Weekly Clean Energy Roundup: October 21, 2010

  • DOE Loan Guarantee for New Southwest Transmission Project
  • Major Mid-Atlantic Offshore Wind Transmission Project Announced
  • DOI Approves First Solar Project on Nevada Public Lands
  • ACEEE Energy Efficiency Scorecard Cites State Leaders
  • U.S. Mayors Attend Swedish Green Conference
  • EPA Grants E15 Fuel Waiver for Newer Vehicles
  • EIA: Home Heating Costs to Increase Slightly This Winter

    DOE Offers Loan Guarantee for Southwest Transmission Project

    DOE announced on October 19 its offer of a conditional commitment for a $350 million loan guarantee to develop the One Nevada Transmission Line (ON Line).

    ON Line is a new 500-kilovolt transmission line that will run 235 miles from Ely, Nevada to just north of Las Vegas.
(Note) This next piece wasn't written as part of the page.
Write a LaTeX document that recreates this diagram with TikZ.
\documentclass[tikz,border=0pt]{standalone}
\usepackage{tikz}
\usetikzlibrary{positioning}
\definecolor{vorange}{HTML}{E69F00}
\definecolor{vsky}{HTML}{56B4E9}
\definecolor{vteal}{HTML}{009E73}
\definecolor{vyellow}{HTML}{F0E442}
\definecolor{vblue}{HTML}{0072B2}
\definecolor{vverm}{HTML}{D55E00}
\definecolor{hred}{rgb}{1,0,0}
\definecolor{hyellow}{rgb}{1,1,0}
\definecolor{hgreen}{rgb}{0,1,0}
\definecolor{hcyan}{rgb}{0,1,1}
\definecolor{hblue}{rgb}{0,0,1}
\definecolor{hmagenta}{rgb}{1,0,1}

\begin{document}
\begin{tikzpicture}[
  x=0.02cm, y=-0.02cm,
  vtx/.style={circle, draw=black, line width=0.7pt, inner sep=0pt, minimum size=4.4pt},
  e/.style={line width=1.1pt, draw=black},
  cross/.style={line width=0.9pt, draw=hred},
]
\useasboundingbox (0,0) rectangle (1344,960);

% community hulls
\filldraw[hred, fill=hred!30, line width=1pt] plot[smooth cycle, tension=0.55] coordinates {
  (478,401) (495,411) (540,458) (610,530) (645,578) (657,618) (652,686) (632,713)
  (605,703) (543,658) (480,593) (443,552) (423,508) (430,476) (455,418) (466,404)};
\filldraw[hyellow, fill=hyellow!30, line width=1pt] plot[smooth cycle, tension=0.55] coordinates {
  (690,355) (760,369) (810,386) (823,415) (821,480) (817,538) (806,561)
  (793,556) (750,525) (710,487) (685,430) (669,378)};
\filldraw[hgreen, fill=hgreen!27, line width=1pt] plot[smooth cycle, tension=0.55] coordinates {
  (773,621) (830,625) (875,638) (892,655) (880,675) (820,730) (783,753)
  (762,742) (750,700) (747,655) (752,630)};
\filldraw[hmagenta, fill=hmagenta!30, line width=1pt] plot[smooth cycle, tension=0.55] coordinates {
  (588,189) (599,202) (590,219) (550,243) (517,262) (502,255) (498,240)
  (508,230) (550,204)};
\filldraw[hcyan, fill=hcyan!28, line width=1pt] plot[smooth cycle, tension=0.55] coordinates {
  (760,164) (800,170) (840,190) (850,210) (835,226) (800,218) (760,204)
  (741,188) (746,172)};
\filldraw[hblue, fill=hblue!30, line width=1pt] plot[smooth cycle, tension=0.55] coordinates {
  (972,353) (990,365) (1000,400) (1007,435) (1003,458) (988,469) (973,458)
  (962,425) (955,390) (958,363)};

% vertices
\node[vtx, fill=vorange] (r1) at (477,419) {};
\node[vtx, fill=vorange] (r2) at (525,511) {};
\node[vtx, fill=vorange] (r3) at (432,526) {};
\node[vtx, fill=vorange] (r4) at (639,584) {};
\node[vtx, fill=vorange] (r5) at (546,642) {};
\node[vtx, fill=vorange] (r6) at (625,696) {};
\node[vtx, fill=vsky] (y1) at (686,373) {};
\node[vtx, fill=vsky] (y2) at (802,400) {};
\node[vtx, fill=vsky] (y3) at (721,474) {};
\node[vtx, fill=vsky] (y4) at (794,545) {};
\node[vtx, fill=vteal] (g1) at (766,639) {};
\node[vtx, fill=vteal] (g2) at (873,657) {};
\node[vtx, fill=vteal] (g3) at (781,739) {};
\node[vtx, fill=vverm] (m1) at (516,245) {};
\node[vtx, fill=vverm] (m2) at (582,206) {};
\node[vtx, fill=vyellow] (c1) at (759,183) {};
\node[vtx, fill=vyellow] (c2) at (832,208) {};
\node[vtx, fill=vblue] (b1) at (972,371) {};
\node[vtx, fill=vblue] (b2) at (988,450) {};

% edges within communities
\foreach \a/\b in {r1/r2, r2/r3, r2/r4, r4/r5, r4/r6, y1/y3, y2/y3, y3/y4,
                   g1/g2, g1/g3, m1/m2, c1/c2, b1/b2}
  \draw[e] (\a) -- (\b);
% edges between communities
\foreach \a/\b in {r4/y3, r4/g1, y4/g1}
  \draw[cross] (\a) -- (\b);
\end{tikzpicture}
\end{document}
The project will carry approximately 600 MW of electricity, including renewable energy, in northern Nevada. It will also integrate existing transmission systems in northern and southern Nevada, improving grid reliability and efficiency, and reducing power costs. This is the first transmission line project to be offered a commitment by DOE’s Loan Programs Office.

    The ON Line project will be the first phase of the Southwest Intertie Project which, when fully completed, will carry approximately 2,000 MW of electricity and will enable wind and solar resources in Wyoming, Idaho, and Nevada to power the Southwest and California markets. The ON Line project is expected to contract about 85% of its parts and labor from U.S.-based companies, and it will create about 400 construction jobs.
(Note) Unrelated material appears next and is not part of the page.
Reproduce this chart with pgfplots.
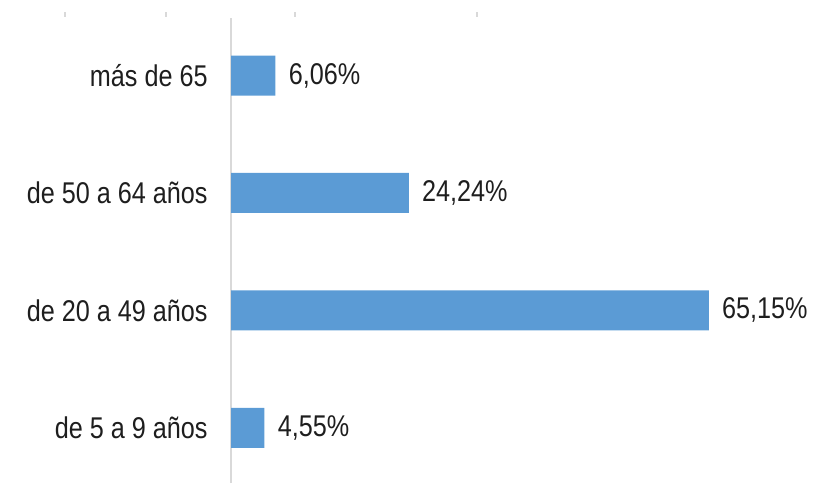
\documentclass[border=0pt]{standalone}
\usepackage{pgfplots}
\pgfplotsset{compat=1.18}
\usepackage{fontspec}
\setmainfont[FakeStretch=0.84]{Liberation Sans}
\definecolor{barblue}{HTML}{5B9BD5}
\definecolor{axgray}{HTML}{D9D9D9}
\definecolor{txt}{HTML}{1E1E1E}
\begin{document}
\begin{tikzpicture}
\useasboundingbox (0,0) rectangle (407pt,241.5pt);
\foreach \xx in {32.5,83,147.5,238.5}{
  \draw[axgray, line width=0.6pt] (\xx pt,233pt) -- (\xx pt,235.5pt);
}
\begin{axis}[
  at={(115.5pt,0pt)}, anchor=south west,
  scale only axis,
  width=275pt, height=232.5pt,
  xmin=0, xmax=75,
  ymin=0.53, ymax=4.49,
  xbar, bar width=20pt,
  axis x line=none,
  axis y line*=left,
  y axis line style={axgray, line width=0.8pt, -},
  ytick={1,2,3,4},
  yticklabels={de 5 a 9 años, de 20 a 49 años, de 50 a 64 años, más de 65},
  major tick length=0pt,
  yticklabel style={anchor=east, inner sep=0pt, xshift=-11.5pt, font=\fontsize{15pt}{17pt}\selectfont, text=txt},
  point meta=explicit symbolic,
  nodes near coords,
  nodes near coords style={anchor=west, inner sep=0pt, xshift=6.5pt, font=\fontsize{15pt}{17pt}\selectfont, text=txt},
  clip=false,
]
\addplot[fill=barblue, draw=none] coordinates {
  (4.55,1) [4,55\%]
  (65.15,2) [65,15\%]
  (24.24,3) [24,24\%]
  (6.06,4) [6,06\%]
};
\end{axis}
\end{tikzpicture}
\end{document}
    The DOE Loan Program Office has issued loan guarantees or offered conditional commitments for loan guarantees to support 16 clean energy projects totaling $16.5 billion. See the DOE press release and the Loan Guarantee Program Web site.

    Major Mid-Atlantic Offshore Wind Transmission Project Announced

    A major wind transmission project, the Atlantic Wind Connection (AWC), was announced October 12 by a group led by transmission company Trans-Elect and sponsored by Good Energies, Google Inc., and Marubeni Corporation, a Japanese trading firm.

    The project, which is intended to boost offshore wind energy along the Mid-Atlantic Coast, will help create thousands of wind jobs, improve consumer access to clean energy sources, and increase the reliability of the region’s existing power grid.

    The project will connect 6,000 MW of offshore wind – enough to serve roughly 1.9 million households – and will be expandable to accommodate additional offshore wind as the industry further develops. The use of high-voltage direct current technology allows for easier integration and control of multiple wind farms while avoiding the electrical losses associated with more typical high-voltage alternating current lines.

    With this strong backbone in place, larger and more energy efficient wind farms can connect to offshore power hubs farther out to sea. These power hubs will in turn be connected via sub-sea cables to the strongest, highest capacity parts of the land-based transmission system. The Mid-Atlantic region offers more than 60,000 MW of offshore wind potential in the relatively shallow waters of the outer continental shelf.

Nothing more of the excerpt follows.